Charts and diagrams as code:
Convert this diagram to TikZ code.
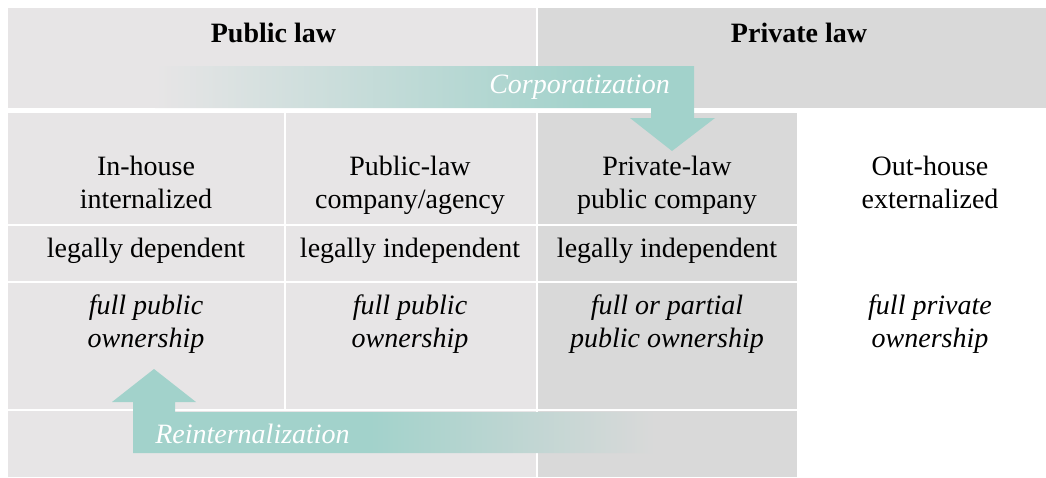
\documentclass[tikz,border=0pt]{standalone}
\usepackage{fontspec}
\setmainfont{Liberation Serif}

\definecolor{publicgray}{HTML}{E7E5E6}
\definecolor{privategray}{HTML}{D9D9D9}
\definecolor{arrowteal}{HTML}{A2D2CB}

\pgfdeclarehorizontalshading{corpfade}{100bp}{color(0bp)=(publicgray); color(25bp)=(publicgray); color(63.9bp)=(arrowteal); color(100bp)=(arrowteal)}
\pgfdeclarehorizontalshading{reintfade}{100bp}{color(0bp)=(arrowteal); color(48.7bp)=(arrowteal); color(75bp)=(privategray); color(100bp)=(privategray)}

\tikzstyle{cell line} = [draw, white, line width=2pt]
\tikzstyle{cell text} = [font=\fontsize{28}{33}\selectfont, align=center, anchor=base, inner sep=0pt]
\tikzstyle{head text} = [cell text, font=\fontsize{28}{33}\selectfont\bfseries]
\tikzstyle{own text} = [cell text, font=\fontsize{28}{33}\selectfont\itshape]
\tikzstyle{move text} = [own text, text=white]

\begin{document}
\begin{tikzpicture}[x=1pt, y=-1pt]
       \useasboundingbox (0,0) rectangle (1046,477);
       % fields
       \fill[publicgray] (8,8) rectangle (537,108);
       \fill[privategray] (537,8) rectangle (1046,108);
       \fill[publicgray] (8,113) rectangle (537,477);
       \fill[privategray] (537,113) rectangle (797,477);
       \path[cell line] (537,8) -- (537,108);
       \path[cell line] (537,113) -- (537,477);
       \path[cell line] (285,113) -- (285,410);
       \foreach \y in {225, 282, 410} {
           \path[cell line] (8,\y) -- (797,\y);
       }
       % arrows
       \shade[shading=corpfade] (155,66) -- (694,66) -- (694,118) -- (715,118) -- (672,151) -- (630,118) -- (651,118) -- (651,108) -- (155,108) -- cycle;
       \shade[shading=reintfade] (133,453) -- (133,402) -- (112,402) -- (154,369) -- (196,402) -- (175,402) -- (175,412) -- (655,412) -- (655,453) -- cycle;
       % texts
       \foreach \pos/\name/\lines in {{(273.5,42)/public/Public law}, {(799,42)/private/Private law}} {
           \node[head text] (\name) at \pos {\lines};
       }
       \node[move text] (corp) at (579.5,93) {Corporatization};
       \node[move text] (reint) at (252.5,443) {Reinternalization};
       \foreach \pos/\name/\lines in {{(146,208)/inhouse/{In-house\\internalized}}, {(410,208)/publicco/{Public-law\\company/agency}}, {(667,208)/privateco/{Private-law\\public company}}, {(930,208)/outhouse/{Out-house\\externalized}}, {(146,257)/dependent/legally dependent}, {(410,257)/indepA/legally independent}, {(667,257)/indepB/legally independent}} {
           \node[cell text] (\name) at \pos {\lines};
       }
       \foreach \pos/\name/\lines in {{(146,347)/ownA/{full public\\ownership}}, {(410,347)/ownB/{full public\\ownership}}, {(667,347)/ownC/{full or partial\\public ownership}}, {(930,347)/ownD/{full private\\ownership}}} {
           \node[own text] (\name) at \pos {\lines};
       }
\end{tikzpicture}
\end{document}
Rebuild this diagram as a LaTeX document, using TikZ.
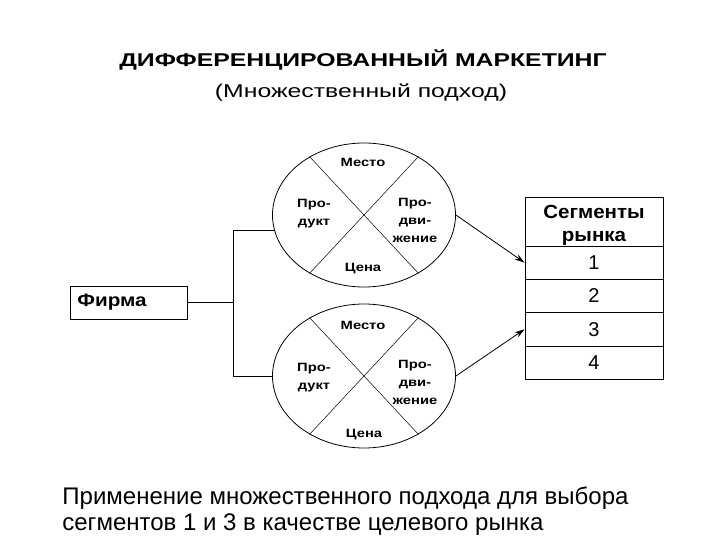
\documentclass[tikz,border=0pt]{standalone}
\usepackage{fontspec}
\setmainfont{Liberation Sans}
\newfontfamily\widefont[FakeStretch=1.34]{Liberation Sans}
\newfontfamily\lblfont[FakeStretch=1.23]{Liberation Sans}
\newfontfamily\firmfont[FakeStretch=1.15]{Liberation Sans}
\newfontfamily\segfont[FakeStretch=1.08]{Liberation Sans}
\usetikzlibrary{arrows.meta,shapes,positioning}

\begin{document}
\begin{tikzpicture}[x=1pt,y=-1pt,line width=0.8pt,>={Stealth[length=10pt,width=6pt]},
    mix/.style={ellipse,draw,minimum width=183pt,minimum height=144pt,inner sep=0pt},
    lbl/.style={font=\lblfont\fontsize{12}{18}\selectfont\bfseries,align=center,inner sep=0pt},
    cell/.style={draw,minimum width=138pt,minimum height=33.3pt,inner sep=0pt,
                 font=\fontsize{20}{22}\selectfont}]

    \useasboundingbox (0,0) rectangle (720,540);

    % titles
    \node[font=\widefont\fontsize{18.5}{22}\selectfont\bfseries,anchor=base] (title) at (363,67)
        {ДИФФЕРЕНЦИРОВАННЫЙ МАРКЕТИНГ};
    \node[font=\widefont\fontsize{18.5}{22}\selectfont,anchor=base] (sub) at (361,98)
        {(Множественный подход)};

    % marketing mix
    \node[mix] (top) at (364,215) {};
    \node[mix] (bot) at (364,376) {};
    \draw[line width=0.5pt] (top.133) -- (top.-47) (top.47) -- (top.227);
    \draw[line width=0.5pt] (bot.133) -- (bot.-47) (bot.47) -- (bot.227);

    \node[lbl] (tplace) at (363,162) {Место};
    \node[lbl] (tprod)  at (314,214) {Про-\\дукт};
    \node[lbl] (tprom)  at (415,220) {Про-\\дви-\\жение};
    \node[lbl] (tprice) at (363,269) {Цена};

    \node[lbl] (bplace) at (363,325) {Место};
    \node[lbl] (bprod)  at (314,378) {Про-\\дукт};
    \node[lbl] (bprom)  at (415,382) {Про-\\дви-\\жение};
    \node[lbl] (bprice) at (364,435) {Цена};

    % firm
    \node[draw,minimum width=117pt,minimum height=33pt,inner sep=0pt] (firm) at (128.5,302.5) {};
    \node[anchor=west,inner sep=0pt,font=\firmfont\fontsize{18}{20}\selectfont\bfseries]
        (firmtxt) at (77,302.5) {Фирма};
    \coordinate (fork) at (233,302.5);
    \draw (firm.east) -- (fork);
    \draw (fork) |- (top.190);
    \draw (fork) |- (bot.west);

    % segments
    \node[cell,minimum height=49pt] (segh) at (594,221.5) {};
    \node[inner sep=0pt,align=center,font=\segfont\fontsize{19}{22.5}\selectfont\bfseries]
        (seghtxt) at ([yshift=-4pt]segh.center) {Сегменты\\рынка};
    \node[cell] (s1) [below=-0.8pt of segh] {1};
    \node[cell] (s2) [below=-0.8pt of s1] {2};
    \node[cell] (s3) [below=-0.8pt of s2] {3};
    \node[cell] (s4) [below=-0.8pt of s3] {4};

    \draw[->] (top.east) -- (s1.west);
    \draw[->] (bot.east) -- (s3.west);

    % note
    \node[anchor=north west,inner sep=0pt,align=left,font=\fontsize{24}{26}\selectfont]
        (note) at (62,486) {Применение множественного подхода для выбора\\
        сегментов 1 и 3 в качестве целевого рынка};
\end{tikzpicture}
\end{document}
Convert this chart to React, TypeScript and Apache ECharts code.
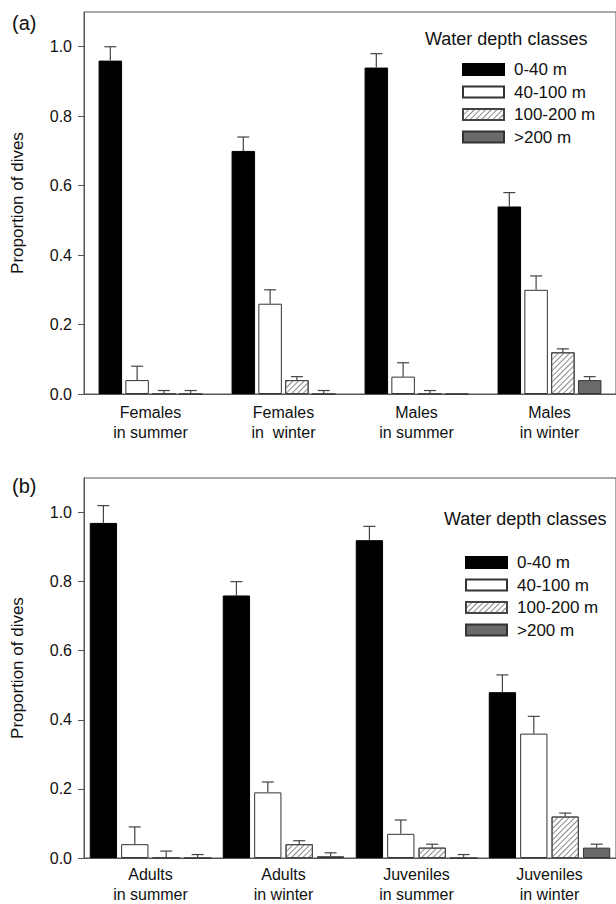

# Exercise
Set the entries down again exactly. Do not include the images.

# Task output
Convert this diagram to TikZ code.
\documentclass[tikz,border=0pt]{standalone}
\usepackage{fontspec}
\setmainfont{Liberation Serif}

\definecolor{publicgray}{HTML}{E7E5E6}
\definecolor{privategray}{HTML}{D9D9D9}
\definecolor{arrowteal}{HTML}{A2D2CB}

\pgfdeclarehorizontalshading{corpfade}{100bp}{color(0bp)=(publicgray); color(25bp)=(publicgray); color(63.9bp)=(arrowteal); color(100bp)=(arrowteal)}
\pgfdeclarehorizontalshading{reintfade}{100bp}{color(0bp)=(arrowteal); color(48.7bp)=(arrowteal); color(75bp)=(privategray); color(100bp)=(privategray)}

\tikzstyle{cell line} = [draw, white, line width=2pt]
\tikzstyle{cell text} = [font=\fontsize{28}{33}\selectfont, align=center, anchor=base, inner sep=0pt]
\tikzstyle{head text} = [cell text, font=\fontsize{28}{33}\selectfont\bfseries]
\tikzstyle{own text} = [cell text, font=\fontsize{28}{33}\selectfont\itshape]
\tikzstyle{move text} = [own text, text=white]

\begin{document}
\begin{tikzpicture}[x=1pt, y=-1pt]
       \useasboundingbox (0,0) rectangle (1046,477);
       % fields
       \fill[publicgray] (8,8) rectangle (537,108);
       \fill[privategray] (537,8) rectangle (1046,108);
       \fill[publicgray] (8,113) rectangle (537,477);
       \fill[privategray] (537,113) rectangle (797,477);
       \path[cell line] (537,8) -- (537,108);
       \path[cell line] (537,113) -- (537,477);
       \path[cell line] (285,113) -- (285,410);
       \foreach \y in {225, 282, 410} {
           \path[cell line] (8,\y) -- (797,\y);
       }
       % arrows
       \shade[shading=corpfade] (155,66) -- (694,66) -- (694,118) -- (715,118) -- (672,151) -- (630,118) -- (651,118) -- (651,108) -- (155,108) -- cycle;
       \shade[shading=reintfade] (133,453) -- (133,402) -- (112,402) -- (154,369) -- (196,402) -- (175,402) -- (175,412) -- (655,412) -- (655,453) -- cycle;
       % texts
       \foreach \pos/\name/\lines in {{(273.5,42)/public/Public law}, {(799,42)/private/Private law}} {
           \node[head text] (\name) at \pos {\lines};
       }
       \node[move text] (corp) at (579.5,93) {Corporatization};
       \node[move text] (reint) at (252.5,443) {Reinternalization};
       \foreach \pos/\name/\lines in {{(146,208)/inhouse/{In-house\\internalized}}, {(410,208)/publicco/{Public-law\\company/agency}}, {(667,208)/privateco/{Private-law\\public company}}, {(930,208)/outhouse/{Out-house\\externalized}}, {(146,257)/dependent/legally dependent}, {(410,257)/indepA/legally independent}, {(667,257)/indepB/legally independent}} {
           \node[cell text] (\name) at \pos {\lines};
       }
       \foreach \pos/\name/\lines in {{(146,347)/ownA/{full public\\ownership}}, {(410,347)/ownB/{full public\\ownership}}, {(667,347)/ownC/{full or partial\\public ownership}}, {(930,347)/ownD/{full private\\ownership}}} {
           \node[own text] (\name) at \pos {\lines};
       }
\end{tikzpicture}
\end{document}
Rebuild this diagram as a LaTeX document, using TikZ.
\documentclass[tikz,border=0pt]{standalone}
\usepackage{fontspec}
\setmainfont{Liberation Sans}
\newfontfamily\widefont[FakeStretch=1.34]{Liberation Sans}
\newfontfamily\lblfont[FakeStretch=1.23]{Liberation Sans}
\newfontfamily\firmfont[FakeStretch=1.15]{Liberation Sans}
\newfontfamily\segfont[FakeStretch=1.08]{Liberation Sans}
\usetikzlibrary{arrows.meta,shapes,positioning}

\begin{document}
\begin{tikzpicture}[x=1pt,y=-1pt,line width=0.8pt,>={Stealth[length=10pt,width=6pt]},
    mix/.style={ellipse,draw,minimum width=183pt,minimum height=144pt,inner sep=0pt},
    lbl/.style={font=\lblfont\fontsize{12}{18}\selectfont\bfseries,align=center,inner sep=0pt},
    cell/.style={draw,minimum width=138pt,minimum height=33.3pt,inner sep=0pt,
                 font=\fontsize{20}{22}\selectfont}]

    \useasboundingbox (0,0) rectangle (720,540);

    % titles
    \node[font=\widefont\fontsize{18.5}{22}\selectfont\bfseries,anchor=base] (title) at (363,67)
        {ДИФФЕРЕНЦИРОВАННЫЙ МАРКЕТИНГ};
    \node[font=\widefont\fontsize{18.5}{22}\selectfont,anchor=base] (sub) at (361,98)
        {(Множественный подход)};

    % marketing mix
    \node[mix] (top) at (364,215) {};
    \node[mix] (bot) at (364,376) {};
    \draw[line width=0.5pt] (top.133) -- (top.-47) (top.47) -- (top.227);
    \draw[line width=0.5pt] (bot.133) -- (bot.-47) (bot.47) -- (bot.227);

    \node[lbl] (tplace) at (363,162) {Место};
    \node[lbl] (tprod)  at (314,214) {Про-\\дукт};
    \node[lbl] (tprom)  at (415,220) {Про-\\дви-\\жение};
    \node[lbl] (tprice) at (363,269) {Цена};

    \node[lbl] (bplace) at (363,325) {Место};
    \node[lbl] (bprod)  at (314,378) {Про-\\дукт};
    \node[lbl] (bprom)  at (415,382) {Про-\\дви-\\жение};
    \node[lbl] (bprice) at (364,435) {Цена};

    % firm
    \node[draw,minimum width=117pt,minimum height=33pt,inner sep=0pt] (firm) at (128.5,302.5) {};
    \node[anchor=west,inner sep=0pt,font=\firmfont\fontsize{18}{20}\selectfont\bfseries]
        (firmtxt) at (77,302.5) {Фирма};
    \coordinate (fork) at (233,302.5);
    \draw (firm.east) -- (fork);
    \draw (fork) |- (top.190);
    \draw (fork) |- (bot.west);

    % segments
    \node[cell,minimum height=49pt] (segh) at (594,221.5) {};
    \node[inner sep=0pt,align=center,font=\segfont\fontsize{19}{22.5}\selectfont\bfseries]
        (seghtxt) at ([yshift=-4pt]segh.center) {Сегменты\\рынка};
    \node[cell] (s1) [below=-0.8pt of segh] {1};
    \node[cell] (s2) [below=-0.8pt of s1] {2};
    \node[cell] (s3) [below=-0.8pt of s2] {3};
    \node[cell] (s4) [below=-0.8pt of s3] {4};

    \draw[->] (top.east) -- (s1.west);
    \draw[->] (bot.east) -- (s3.west);

    % note
    \node[anchor=north west,inner sep=0pt,align=left,font=\fontsize{24}{26}\selectfont]
        (note) at (62,486) {Применение множественного подхода для выбора\\
        сегментов 1 и 3 в качестве целевого рынка};
\end{tikzpicture}
\end{document}
Convert this chart to React, TypeScript and Apache ECharts code.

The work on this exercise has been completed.